Another key point is that diplomacy without evidence of back-channel work is always DOA. Successful diplomatic interventions, especially those involving judicial matters, are never achieved through public high-profile visits alone. They require months, sometimes years, of back-channel engagement, quiet consultations, technical negotiations, and clear signals of receptiveness from the partner country before venturing out on a gambit.

There is no indication that such groundwork was laid before the delegation embarked on its trip. Without prior assurance of diplomatic flexibility, a high-level visit becomes a gamble—and in this case, it produced a public embarrassment that could easily have been avoided.

There seems to have a strategic failure of misreading UK’s political and legal temperature at this time, with its internal realities. Britain is currently under intense domestic pressure to combat human trafficking, illegal migration, and modern slavery. Its Modern Slavery Act is globally regarded as a moral and political pillar of UK policy. Granting a transfer to a foreign political elite convicted under that very law would have sent a message of inconsistency and leniency. No British government would risk such optics, particularly now.

Back at home, no matter the official spins, Nigeria has a weal reputational leverage that looks a Mount Kilimanjaro challenge. In PR, credibility is the currency of persuasion. Nigeria’s global credibility on issues relating to trafficking and the humane treatment of vulnerable persons is, at best, fragile. Concerns persist internationally about leniency shown to political figures at home and doubts about whether Ekweremadu would serve his full sentence if transferred. These reputational gaps weaken Nigeria’s negotiating position before the first diplomatic word is spoken.

Furthermore, the UK government may have gleaned the narrative as misaligned. For while the Nigerian government attempted to cast its intervention as humanitarian, the UK and much of the international community saw something different; a political effort or score to secure relief for a powerful individual convicted of exploiting a vulnerable young man. When narratives clash at this level, the outcome is predictable, communication collapses and trust is challenged. And the net result is an apparent communication debacle, in all intent, at diplomatic levels and the case has not been helped, thereof.

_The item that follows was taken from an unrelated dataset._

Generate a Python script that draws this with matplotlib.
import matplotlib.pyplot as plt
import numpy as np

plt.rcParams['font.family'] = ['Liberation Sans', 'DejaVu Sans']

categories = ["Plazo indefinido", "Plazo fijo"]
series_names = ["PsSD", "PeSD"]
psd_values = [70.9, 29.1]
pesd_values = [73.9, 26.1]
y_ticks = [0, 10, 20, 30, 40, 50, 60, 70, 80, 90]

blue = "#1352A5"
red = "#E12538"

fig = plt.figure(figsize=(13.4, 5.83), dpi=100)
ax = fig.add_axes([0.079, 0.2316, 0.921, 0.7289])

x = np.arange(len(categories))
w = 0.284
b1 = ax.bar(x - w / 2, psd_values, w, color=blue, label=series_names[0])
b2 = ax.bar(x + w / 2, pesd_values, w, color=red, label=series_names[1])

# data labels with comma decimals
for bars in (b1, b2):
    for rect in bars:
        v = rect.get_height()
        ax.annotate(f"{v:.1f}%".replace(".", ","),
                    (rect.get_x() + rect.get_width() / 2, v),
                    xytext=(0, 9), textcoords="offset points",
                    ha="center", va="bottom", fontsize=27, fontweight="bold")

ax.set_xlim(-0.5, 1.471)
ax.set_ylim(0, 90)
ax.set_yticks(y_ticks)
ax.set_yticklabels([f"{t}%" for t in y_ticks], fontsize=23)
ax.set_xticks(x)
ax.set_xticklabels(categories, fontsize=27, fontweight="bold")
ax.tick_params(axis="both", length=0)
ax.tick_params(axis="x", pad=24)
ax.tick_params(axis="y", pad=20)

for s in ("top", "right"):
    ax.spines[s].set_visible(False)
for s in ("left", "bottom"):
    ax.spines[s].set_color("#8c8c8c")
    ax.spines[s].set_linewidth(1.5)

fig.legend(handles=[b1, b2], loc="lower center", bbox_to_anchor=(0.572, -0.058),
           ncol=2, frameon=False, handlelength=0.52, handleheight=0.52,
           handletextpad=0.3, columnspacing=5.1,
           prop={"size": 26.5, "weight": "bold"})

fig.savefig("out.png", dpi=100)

Professionally speaking, in PR context, the rejection, though predictable, was an avoidable outcome because relevant crisis and reputation management tools together with timing were not in the FG’s advantage. Analysts of contemporary diplomacy may now use the Ekweremadu transfer request was a textbook case of diplomatic overreach driven by poor strategic communication.

Though, a successful effort, if such were even possible under the circumstances, would have required sustained back-channel diplomacy, stronger human-rights optics at home, alignment with British political realities and a far more discreet approach.

Instead, Nigeria’s high-level delegation walked into a situation where the answer was all but predetermined. The result is a diplomatic rebuff with reputational implications that the government must now manage.

The take-home for the FG is that, in international relations, as in crisis communication, success belongs to those who prepare, anticipate, and time their engagements wisely. This encounter shows that Nigeria still has progress to make on all three fronts.